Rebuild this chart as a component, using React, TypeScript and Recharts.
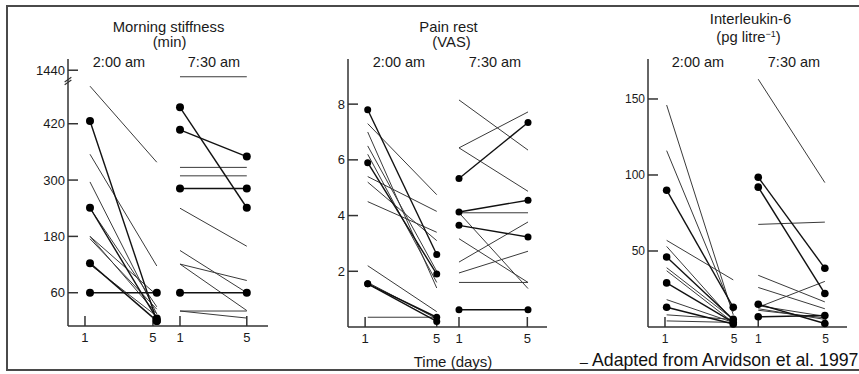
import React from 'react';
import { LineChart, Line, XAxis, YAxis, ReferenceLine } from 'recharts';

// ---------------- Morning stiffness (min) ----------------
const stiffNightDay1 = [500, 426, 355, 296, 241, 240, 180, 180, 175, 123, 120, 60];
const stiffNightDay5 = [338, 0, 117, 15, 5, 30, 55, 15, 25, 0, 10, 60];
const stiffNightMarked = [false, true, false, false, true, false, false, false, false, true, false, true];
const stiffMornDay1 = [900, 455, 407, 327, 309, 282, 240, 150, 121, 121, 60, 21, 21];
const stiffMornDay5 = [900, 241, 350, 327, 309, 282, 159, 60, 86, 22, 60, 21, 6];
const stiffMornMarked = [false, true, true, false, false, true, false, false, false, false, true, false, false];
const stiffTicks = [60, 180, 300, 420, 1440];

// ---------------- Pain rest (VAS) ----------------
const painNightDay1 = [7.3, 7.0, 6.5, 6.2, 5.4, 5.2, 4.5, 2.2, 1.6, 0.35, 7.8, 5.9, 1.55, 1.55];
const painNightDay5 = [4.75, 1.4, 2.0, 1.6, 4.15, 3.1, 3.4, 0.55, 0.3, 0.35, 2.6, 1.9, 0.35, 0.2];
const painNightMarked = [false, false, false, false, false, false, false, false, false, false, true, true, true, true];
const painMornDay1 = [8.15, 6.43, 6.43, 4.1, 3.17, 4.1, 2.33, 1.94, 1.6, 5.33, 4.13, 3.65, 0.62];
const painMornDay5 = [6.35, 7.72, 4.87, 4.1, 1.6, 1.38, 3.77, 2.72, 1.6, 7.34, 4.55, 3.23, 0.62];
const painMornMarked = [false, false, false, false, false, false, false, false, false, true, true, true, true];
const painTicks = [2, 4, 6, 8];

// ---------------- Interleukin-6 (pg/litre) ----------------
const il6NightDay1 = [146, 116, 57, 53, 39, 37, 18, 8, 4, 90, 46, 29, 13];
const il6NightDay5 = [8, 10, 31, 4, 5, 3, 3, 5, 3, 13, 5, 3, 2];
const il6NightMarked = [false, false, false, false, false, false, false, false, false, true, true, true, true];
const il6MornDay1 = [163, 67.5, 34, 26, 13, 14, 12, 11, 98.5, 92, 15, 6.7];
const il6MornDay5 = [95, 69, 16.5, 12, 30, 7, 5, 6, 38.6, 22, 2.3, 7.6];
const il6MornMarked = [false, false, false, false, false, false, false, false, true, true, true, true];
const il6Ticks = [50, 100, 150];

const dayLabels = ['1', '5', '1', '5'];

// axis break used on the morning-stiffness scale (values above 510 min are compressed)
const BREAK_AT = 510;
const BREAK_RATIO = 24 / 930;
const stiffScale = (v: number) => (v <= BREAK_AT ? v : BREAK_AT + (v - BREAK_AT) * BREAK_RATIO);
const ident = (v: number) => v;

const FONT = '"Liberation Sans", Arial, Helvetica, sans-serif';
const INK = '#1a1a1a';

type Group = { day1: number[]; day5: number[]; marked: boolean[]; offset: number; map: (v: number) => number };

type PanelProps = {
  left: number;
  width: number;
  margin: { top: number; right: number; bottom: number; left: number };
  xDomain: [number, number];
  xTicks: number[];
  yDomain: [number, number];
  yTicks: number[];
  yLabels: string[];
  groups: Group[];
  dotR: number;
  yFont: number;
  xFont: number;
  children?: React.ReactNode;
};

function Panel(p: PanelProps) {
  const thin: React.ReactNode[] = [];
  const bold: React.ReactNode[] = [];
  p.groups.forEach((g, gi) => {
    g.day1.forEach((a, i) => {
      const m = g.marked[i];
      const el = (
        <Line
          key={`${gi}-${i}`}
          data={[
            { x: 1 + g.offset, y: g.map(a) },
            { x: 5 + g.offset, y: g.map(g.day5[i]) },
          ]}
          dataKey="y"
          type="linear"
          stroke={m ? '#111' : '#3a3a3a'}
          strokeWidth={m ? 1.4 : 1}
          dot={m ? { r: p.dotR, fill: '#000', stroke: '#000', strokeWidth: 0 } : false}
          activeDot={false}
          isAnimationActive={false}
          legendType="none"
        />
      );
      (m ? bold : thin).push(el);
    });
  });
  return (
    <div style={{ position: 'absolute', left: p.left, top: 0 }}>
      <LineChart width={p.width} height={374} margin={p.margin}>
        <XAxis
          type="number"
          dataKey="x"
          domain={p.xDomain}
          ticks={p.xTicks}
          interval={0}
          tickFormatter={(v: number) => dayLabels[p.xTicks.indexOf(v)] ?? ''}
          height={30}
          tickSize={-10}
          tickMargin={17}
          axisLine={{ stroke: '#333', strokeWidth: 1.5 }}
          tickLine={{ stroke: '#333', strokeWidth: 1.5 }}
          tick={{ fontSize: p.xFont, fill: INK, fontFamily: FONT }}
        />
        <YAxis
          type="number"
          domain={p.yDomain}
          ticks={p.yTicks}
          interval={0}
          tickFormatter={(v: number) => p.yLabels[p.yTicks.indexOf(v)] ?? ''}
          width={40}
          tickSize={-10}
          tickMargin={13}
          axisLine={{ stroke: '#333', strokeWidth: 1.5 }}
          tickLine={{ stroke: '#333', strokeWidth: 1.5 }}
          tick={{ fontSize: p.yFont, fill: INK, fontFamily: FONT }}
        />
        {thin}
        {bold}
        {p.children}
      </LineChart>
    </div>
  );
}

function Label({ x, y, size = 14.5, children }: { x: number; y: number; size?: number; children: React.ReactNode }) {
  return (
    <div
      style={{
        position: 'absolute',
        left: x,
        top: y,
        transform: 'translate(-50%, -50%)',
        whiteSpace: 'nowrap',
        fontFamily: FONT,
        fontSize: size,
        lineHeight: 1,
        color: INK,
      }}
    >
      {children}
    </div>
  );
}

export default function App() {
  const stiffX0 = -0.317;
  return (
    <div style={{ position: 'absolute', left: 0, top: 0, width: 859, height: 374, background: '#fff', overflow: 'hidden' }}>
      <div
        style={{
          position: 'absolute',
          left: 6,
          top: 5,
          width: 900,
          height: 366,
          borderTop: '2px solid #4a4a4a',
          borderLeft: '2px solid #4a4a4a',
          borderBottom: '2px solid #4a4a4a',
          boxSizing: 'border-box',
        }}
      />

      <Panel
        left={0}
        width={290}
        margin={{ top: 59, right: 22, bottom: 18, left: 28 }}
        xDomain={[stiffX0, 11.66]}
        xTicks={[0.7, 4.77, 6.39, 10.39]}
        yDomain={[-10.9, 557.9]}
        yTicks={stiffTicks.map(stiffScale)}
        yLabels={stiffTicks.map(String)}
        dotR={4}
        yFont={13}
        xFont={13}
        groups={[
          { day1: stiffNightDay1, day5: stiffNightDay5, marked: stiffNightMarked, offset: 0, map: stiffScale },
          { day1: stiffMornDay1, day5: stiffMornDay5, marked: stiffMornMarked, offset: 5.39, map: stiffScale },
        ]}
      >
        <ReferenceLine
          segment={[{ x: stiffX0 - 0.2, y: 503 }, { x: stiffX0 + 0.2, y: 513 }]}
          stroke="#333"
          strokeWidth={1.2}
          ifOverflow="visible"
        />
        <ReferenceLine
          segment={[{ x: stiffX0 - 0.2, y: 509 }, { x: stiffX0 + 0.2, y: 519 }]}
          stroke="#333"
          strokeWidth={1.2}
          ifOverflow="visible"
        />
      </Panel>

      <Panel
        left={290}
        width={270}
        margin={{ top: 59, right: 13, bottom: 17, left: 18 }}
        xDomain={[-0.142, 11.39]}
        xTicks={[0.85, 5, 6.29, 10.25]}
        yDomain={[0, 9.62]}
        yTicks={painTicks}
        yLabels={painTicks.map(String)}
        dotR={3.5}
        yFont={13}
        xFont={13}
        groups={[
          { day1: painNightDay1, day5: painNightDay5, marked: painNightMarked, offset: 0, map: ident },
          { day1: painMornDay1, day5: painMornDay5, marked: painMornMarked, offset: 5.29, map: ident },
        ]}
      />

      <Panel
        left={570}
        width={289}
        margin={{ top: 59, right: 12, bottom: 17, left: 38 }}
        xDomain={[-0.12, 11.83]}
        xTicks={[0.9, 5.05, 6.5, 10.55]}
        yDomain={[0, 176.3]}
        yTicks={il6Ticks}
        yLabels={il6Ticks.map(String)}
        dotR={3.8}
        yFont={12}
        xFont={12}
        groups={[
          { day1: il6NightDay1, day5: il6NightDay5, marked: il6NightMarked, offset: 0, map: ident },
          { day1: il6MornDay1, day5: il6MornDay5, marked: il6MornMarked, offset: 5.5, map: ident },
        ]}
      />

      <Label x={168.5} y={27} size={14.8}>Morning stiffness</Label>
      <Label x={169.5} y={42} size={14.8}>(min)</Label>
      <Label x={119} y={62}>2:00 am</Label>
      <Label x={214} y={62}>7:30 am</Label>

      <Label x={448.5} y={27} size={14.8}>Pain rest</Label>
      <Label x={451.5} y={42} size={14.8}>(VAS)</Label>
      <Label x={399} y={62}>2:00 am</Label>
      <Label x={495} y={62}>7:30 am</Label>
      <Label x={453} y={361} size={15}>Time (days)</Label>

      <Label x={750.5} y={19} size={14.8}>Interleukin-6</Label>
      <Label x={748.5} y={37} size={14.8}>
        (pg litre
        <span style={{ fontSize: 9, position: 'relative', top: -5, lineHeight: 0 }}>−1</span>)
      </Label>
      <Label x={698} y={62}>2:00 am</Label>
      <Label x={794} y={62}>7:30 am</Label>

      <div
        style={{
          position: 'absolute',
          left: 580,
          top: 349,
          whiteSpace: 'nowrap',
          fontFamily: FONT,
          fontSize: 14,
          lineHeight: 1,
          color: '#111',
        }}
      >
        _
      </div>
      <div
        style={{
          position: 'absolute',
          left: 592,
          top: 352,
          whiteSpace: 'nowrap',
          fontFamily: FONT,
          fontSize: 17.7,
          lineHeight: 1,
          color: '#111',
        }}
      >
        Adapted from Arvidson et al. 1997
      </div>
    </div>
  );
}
------------------------------
DIRECTIVE:
Repeat the lines of the listing above verbatim, beginning at its first line and ending at the line containing "XAxis, YAxis, ReferenceLine", which is included. Omit pictures.

EXPECTED OUTPUT:
Rebuild this chart as a component, using React, TypeScript and Recharts.
import React from 'react';
import { LineChart, Line, XAxis, YAxis, ReferenceLine } from 'recharts';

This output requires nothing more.